▶ **Data**

+++

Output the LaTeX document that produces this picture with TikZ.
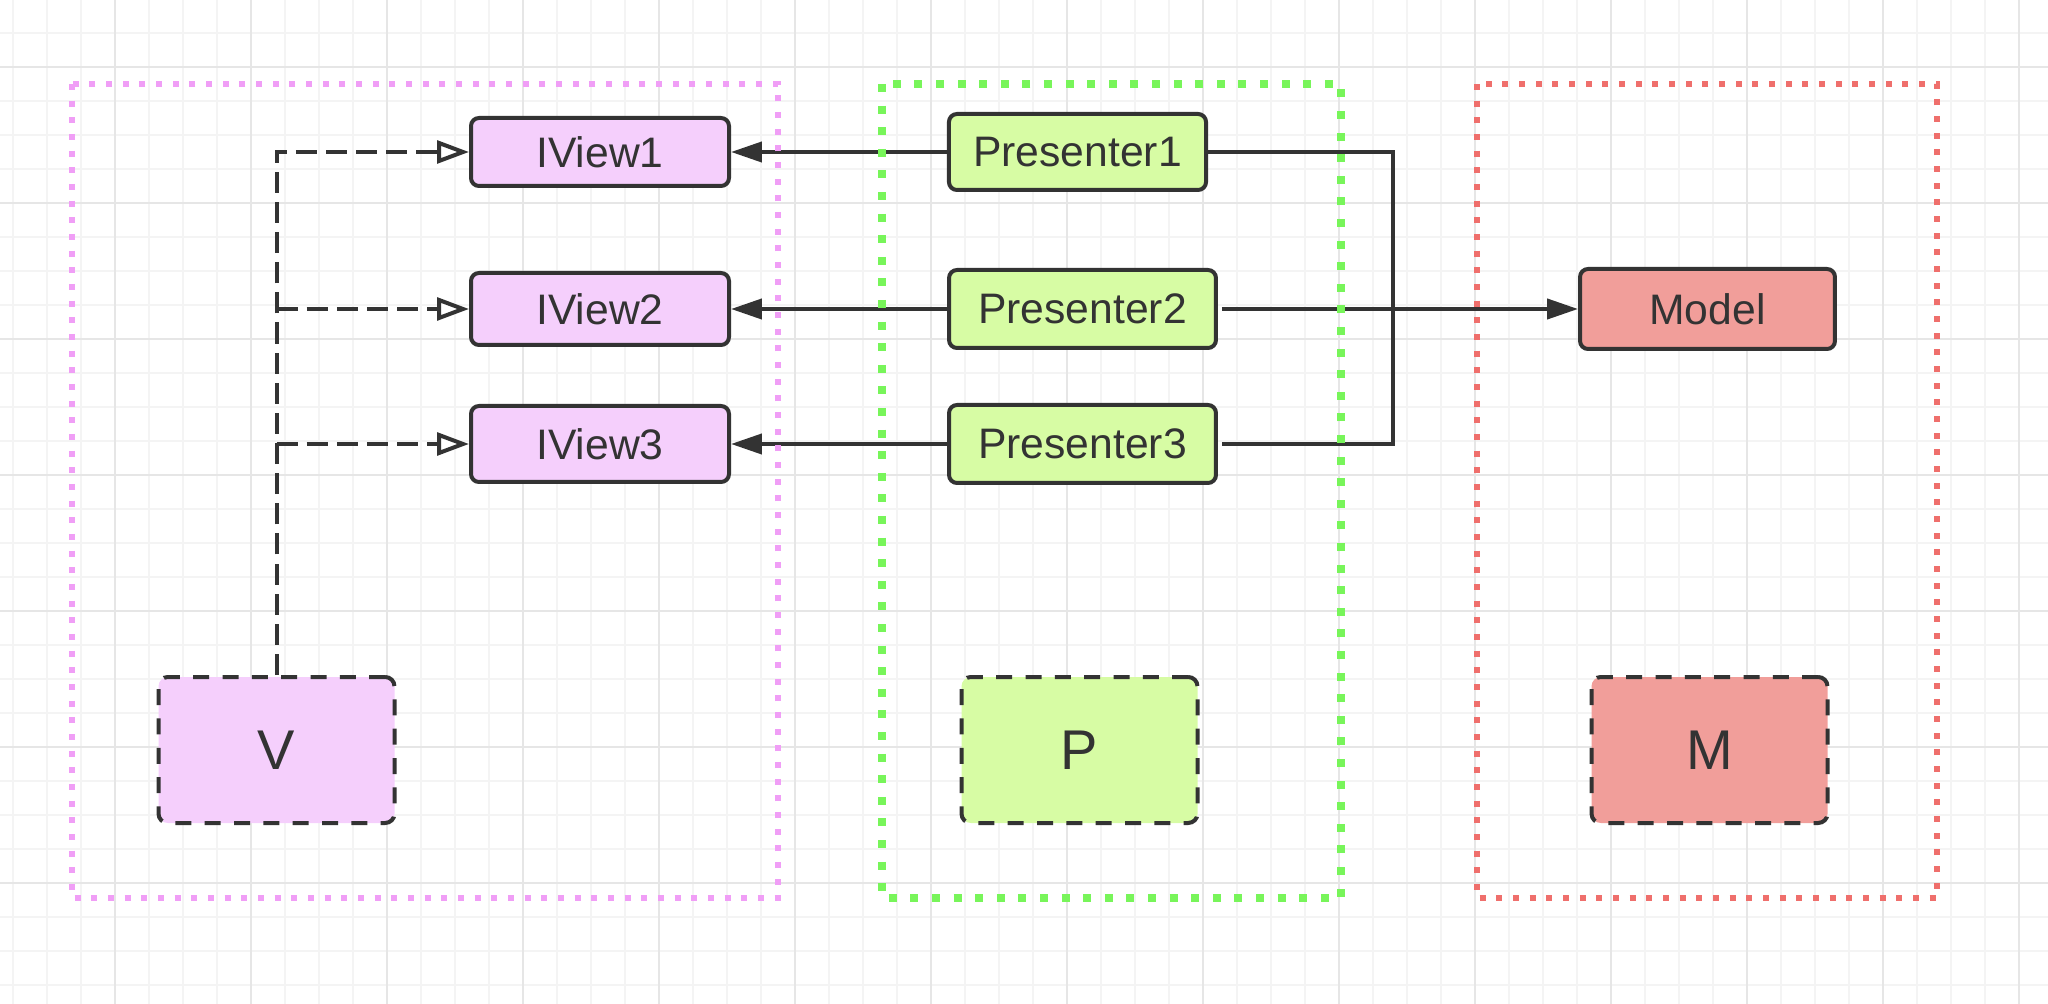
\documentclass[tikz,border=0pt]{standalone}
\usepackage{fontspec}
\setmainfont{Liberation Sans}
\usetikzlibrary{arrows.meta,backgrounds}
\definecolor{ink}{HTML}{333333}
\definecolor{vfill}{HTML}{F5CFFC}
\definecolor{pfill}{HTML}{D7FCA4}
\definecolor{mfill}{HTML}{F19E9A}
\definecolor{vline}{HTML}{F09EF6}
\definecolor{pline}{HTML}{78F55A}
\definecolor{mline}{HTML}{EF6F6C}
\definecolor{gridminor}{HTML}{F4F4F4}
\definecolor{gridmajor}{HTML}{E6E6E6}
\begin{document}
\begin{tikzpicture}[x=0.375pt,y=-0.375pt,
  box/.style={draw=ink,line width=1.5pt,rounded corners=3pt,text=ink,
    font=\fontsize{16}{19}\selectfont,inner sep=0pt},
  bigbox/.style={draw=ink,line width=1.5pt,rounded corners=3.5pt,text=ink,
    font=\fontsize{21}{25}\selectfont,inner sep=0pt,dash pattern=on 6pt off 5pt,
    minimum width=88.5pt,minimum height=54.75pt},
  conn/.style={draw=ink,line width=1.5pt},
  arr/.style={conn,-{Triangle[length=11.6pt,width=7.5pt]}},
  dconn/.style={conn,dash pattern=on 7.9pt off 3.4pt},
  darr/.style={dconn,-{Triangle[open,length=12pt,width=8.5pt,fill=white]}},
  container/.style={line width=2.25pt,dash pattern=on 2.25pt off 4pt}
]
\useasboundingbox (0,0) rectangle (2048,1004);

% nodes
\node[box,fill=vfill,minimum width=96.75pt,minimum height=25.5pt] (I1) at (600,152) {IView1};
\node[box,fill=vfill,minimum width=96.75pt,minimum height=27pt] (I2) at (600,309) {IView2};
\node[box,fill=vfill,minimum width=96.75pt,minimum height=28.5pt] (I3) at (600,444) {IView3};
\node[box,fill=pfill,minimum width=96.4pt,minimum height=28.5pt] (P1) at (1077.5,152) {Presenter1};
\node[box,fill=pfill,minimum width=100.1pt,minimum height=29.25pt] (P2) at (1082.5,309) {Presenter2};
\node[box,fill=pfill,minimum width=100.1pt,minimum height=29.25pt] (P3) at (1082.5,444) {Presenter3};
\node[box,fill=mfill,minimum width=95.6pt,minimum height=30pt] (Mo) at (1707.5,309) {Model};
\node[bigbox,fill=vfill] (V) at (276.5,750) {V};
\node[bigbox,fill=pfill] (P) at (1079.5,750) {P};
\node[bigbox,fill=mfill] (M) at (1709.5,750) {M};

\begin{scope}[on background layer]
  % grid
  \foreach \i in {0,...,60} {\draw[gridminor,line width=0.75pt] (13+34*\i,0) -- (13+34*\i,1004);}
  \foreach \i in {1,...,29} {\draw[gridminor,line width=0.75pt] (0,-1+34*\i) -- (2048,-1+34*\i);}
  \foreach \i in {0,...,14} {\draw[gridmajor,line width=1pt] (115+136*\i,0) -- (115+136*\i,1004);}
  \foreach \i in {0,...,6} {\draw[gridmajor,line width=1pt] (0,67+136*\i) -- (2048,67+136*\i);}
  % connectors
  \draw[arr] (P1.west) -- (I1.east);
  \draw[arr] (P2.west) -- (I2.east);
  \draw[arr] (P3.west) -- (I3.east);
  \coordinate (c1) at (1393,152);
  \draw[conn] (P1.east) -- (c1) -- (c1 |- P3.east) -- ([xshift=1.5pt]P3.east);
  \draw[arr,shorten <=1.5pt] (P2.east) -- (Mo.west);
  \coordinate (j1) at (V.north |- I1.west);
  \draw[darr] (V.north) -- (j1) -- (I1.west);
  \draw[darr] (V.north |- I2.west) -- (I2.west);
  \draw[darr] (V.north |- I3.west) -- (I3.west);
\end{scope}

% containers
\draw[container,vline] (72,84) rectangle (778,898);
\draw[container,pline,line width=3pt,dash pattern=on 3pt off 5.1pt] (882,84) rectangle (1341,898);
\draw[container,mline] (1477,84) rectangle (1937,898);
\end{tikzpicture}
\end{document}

+++

▶ **Problem details**
Repeat the material above in full and unchanged, minus its images.

▶ **Solution for this task**
Output the LaTeX document that produces this picture with TikZ.
\documentclass[tikz,border=0pt]{standalone}
\usepackage{fontspec}
\setmainfont{Liberation Sans}
\usetikzlibrary{arrows.meta,backgrounds}
\definecolor{ink}{HTML}{333333}
\definecolor{vfill}{HTML}{F5CFFC}
\definecolor{pfill}{HTML}{D7FCA4}
\definecolor{mfill}{HTML}{F19E9A}
\definecolor{vline}{HTML}{F09EF6}
\definecolor{pline}{HTML}{78F55A}
\definecolor{mline}{HTML}{EF6F6C}
\definecolor{gridminor}{HTML}{F4F4F4}
\definecolor{gridmajor}{HTML}{E6E6E6}
\begin{document}
\begin{tikzpicture}[x=0.375pt,y=-0.375pt,
  box/.style={draw=ink,line width=1.5pt,rounded corners=3pt,text=ink,
    font=\fontsize{16}{19}\selectfont,inner sep=0pt},
  bigbox/.style={draw=ink,line width=1.5pt,rounded corners=3.5pt,text=ink,
    font=\fontsize{21}{25}\selectfont,inner sep=0pt,dash pattern=on 6pt off 5pt,
    minimum width=88.5pt,minimum height=54.75pt},
  conn/.style={draw=ink,line width=1.5pt},
  arr/.style={conn,-{Triangle[length=11.6pt,width=7.5pt]}},
  dconn/.style={conn,dash pattern=on 7.9pt off 3.4pt},
  darr/.style={dconn,-{Triangle[open,length=12pt,width=8.5pt,fill=white]}},
  container/.style={line width=2.25pt,dash pattern=on 2.25pt off 4pt}
]
\useasboundingbox (0,0) rectangle (2048,1004);

% nodes
\node[box,fill=vfill,minimum width=96.75pt,minimum height=25.5pt] (I1) at (600,152) {IView1};
\node[box,fill=vfill,minimum width=96.75pt,minimum height=27pt] (I2) at (600,309) {IView2};
\node[box,fill=vfill,minimum width=96.75pt,minimum height=28.5pt] (I3) at (600,444) {IView3};
\node[box,fill=pfill,minimum width=96.4pt,minimum height=28.5pt] (P1) at (1077.5,152) {Presenter1};
\node[box,fill=pfill,minimum width=100.1pt,minimum height=29.25pt] (P2) at (1082.5,309) {Presenter2};
\node[box,fill=pfill,minimum width=100.1pt,minimum height=29.25pt] (P3) at (1082.5,444) {Presenter3};
\node[box,fill=mfill,minimum width=95.6pt,minimum height=30pt] (Mo) at (1707.5,309) {Model};
\node[bigbox,fill=vfill] (V) at (276.5,750) {V};
\node[bigbox,fill=pfill] (P) at (1079.5,750) {P};
\node[bigbox,fill=mfill] (M) at (1709.5,750) {M};

\begin{scope}[on background layer]
  % grid
  \foreach \i in {0,...,60} {\draw[gridminor,line width=0.75pt] (13+34*\i,0) -- (13+34*\i,1004);}
  \foreach \i in {1,...,29} {\draw[gridminor,line width=0.75pt] (0,-1+34*\i) -- (2048,-1+34*\i);}
  \foreach \i in {0,...,14} {\draw[gridmajor,line width=1pt] (115+136*\i,0) -- (115+136*\i,1004);}
  \foreach \i in {0,...,6} {\draw[gridmajor,line width=1pt] (0,67+136*\i) -- (2048,67+136*\i);}
  % connectors
  \draw[arr] (P1.west) -- (I1.east);
  \draw[arr] (P2.west) -- (I2.east);
  \draw[arr] (P3.west) -- (I3.east);
  \coordinate (c1) at (1393,152);
  \draw[conn] (P1.east) -- (c1) -- (c1 |- P3.east) -- ([xshift=1.5pt]P3.east);
  \draw[arr,shorten <=1.5pt] (P2.east) -- (Mo.west);
  \coordinate (j1) at (V.north |- I1.west);
  \draw[darr] (V.north) -- (j1) -- (I1.west);
  \draw[darr] (V.north |- I2.west) -- (I2.west);
  \draw[darr] (V.north |- I3.west) -- (I3.west);
\end{scope}

% containers
\draw[container,vline] (72,84) rectangle (778,898);
\draw[container,pline,line width=3pt,dash pattern=on 3pt off 5.1pt] (882,84) rectangle (1341,898);
\draw[container,mline] (1477,84) rectangle (1937,898);
\end{tikzpicture}
\end{document}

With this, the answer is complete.